Instrumenting Java Bytecode With ASM
Having gone over the Java classes of the application, you now wish to instrument them by adding logging information to let you track their activity. Since manually going through every file will take an exorbitant amount of time however, we will instead create a script to automatically edit the bytecode for us with the help of a useful library called ASM.
ASM works by utilizing the Visitor Pattern to modify bytecode.

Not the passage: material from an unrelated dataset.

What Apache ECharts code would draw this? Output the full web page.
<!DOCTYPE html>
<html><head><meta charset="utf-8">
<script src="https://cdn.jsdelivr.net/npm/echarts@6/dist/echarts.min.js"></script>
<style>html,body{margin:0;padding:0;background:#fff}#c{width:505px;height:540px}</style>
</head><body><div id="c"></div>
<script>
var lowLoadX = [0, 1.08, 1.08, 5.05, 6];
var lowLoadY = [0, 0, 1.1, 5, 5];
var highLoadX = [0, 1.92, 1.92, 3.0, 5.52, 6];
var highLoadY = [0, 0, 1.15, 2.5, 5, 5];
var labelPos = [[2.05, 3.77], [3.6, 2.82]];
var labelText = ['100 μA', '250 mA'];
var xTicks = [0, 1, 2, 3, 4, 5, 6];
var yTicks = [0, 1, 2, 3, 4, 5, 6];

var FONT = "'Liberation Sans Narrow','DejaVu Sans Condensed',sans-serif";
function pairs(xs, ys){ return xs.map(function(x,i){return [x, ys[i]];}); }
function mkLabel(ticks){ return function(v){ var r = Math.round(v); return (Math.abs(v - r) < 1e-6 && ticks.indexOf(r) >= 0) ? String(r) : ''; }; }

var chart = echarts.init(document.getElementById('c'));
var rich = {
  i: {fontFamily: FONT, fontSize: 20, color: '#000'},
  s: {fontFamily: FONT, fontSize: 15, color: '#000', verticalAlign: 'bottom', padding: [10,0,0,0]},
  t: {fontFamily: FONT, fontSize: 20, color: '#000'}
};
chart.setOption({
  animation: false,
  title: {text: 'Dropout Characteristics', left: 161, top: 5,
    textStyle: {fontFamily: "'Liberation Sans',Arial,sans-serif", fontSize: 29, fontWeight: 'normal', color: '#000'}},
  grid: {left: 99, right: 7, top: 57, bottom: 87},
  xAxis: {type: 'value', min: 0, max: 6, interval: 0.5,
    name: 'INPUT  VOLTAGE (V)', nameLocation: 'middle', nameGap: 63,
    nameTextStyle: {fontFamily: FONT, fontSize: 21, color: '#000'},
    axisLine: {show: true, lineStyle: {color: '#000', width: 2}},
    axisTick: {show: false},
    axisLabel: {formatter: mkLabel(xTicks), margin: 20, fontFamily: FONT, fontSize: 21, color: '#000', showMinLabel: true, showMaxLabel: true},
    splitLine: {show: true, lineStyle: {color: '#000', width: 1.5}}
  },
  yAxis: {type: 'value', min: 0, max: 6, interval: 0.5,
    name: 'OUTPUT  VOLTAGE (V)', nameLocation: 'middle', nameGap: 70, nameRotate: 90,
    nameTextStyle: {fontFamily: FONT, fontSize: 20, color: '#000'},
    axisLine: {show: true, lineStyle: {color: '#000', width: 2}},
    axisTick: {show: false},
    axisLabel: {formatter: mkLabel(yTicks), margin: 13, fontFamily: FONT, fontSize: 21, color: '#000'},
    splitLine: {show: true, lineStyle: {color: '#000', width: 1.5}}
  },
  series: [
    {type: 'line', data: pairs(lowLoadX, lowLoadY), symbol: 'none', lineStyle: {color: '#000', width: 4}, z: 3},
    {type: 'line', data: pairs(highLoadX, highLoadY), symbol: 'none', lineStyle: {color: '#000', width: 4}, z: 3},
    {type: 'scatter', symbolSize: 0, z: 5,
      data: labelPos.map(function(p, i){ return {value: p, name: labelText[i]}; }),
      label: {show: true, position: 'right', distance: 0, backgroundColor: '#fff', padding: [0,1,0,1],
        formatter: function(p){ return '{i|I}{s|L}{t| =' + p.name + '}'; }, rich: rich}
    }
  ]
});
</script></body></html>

In a sense, if ASM was the device that controlled the complicated main job of reading through and parsing all the code within the .class file, the Visitor that you provide would be the simple set of rules that decided what to do with the specific piece of data that they were passed down.
You can refer to this tutorial for a closer look at how to get started with ASM.
To help me analyze the application which I was reverse engineering, I created a visitor that modified every single method of a given class to print logging information upon activating, as well as before and after any calls inside the function itself:
class AddLeaveEnterLoggingToMethodAdapter extends MethodVisitor implements Opcodes {
private final String className;
private final String methodName;
private final String currentDesc;
public AddLeaveEnterLoggingToMethodAdapter(final MethodVisitor mv, String className, String name, String desc) {
super(ASM5, mv);
this.className = className;
this.methodName = name;
this.currentDesc = desc;
}
@Override
public void visitCode() {
mv.visitLdcInsn("ENTERED_METHOD");
mv.visitLdcInsn(className + "." + methodName + currentDesc);
mv.visitMethodInsn(INVOKESTATIC, "android/util/Log", "i", "(Ljava/lang/String;Ljava/lang/String;)I", false);
mv.visitInsn(POP);
mv.visitCode();
}
@Override
public void visitMethodInsn(int opcode, String owner, String calledName, String calledDesc, boolean itf) {
mv.visitLdcInsn("BEGIN_CALL");
mv.visitLdcInsn(className + "." + methodName + currentDesc +": CALL " + owner + "." + calledName + calledDesc);
mv.visitMethodInsn(INVOKESTATIC, "android/util/Log", "i", "(Ljava/lang/String;Ljava/lang/String;)I", false);
mv.visitInsn(POP);
mv.visitMethodInsn(opcode, owner, calledName, calledDesc, itf);
mv.visitLdcInsn("END_CALL");
mv.visitLdcInsn(className + "." + methodName + currentDesc + ": CALL " + owner + "." + calledName + calledDesc);
mv.visitMethodInsn(INVOKESTATIC, "android/util/Log", "i", "(Ljava/lang/String;Ljava/lang/String;)I", false);
mv.visitInsn(POP);
}
@Override
public void visitInsn(int opcode) {
switch (opcode) {
case Opcodes.IRETURN:
case Opcodes.FRETURN:
case Opcodes.ARETURN:
case Opcodes.LRETURN:
case Opcodes.DRETURN:
case Opcodes.RETURN:
mv.visitLdcInsn("LEFT_METHOD");
mv.visitLdcInsn(className + "." + methodName + currentDesc);
mv.visitMethodInsn(INVOKESTATIC, "android/util/Log", "i", "(Ljava/lang/String;Ljava/lang/String;)I", false);
mv.visitInsn(POP);
break;
default:
}
mv.visitInsn(opcode);
}
}
Since ASM uses no decompilation in the process, it means we are free to instrument and modify any .class that we want regardless of its complexity and whether it was protected from decompilation or not.